Considerações sobre o teólogo Joseph
Ratzinger e o Pontífice Bento XVI
Leonardo Boff*
Sempre que morre um Papa toda a
comunidade eclesial e mundial se comove, pois vê nele o confirmador da fé
cristã e o princípio de unidade entre as várias igrejas locais. Podem-se fazer
muitas interpretações da vida e dos atos de um Pontífice. Farei uma a partir do
Brasil (da América Latina), seguramente parcial e incompleta.
Importa constatar que na Europa vivem
apenas 23,18% dos católicos e na América Latina 62%, o restante na África e na
Ásia.

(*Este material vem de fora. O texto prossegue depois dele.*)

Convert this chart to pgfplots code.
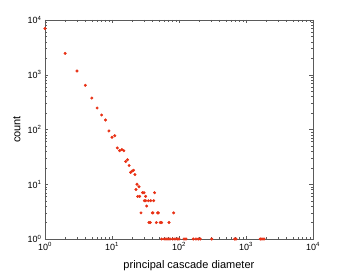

A Igreja Católica é uma Igreja do Segundo e do Terceiro mundo.
Provavelmente os futuros Papas virão dessas Igrejas, cheias de vitalidade e com
novos estilos de encarnar a mensagem cristã nas culturas não ocidentais.
Com referência ao Bento XVI convém
distinguir o teólogo Joseph Ratzinger e o Pontífice Bento XVI.
O teólogo
Joseph Alois Ratzinger é um típico
intelectual e teólogo centro-europeu, brilhante e erudito. Não é um criador,
mas um exímio expositor da teologia oficial. Isso transparecia claramente nos
vários diálogos públicos que fez com ateus e agnósticos.
Não introduziu visões novas, mas deu
uma outra linguagem às já tradicionais, especialmente fundadas em Santo
Agostinho e São Boaventura. Talvez algo novo seja a sua proposição da Igreja
como um pequeno grupo altamente fiel e santo como “representação” da
totalidade. Não era importante para ele o número dos fiéis. Era suficiente o
pequeno grupo altamente espiritual que está no lugar de todos. Ocorre que
dentro desse grupo de puros e santos houve pedófilos e envolvidos em escândalos
financeiros, o que desmoralizou sua compreensão de representação.
Outra posição singular, objeto de uma
interminável polêmica comigo, mas que ganhou ressonância na Igreja, foi a
interpretação de que a “Igreja Católica é a única Igreja de Cristo”. As
discussões conciliares e o espírito ecumênico mudaram o “é” por “subsiste”.
Assim abria-se um caminho para que em outras Igrejas também “subsistisse” a
Igreja de Cristo. Joseph Alois Ratzinger sempre afirmou que essa mudança era
apenas um outro sinônimo do “é”, o que a pesquisa minuciosa das atas teológicas
do Concílio não confirmou. Mas, continuou sustentando sua tese. Ademais afirmou
que as outras Igrejas não são igrejas, mas possuem somente elementos eclesiais.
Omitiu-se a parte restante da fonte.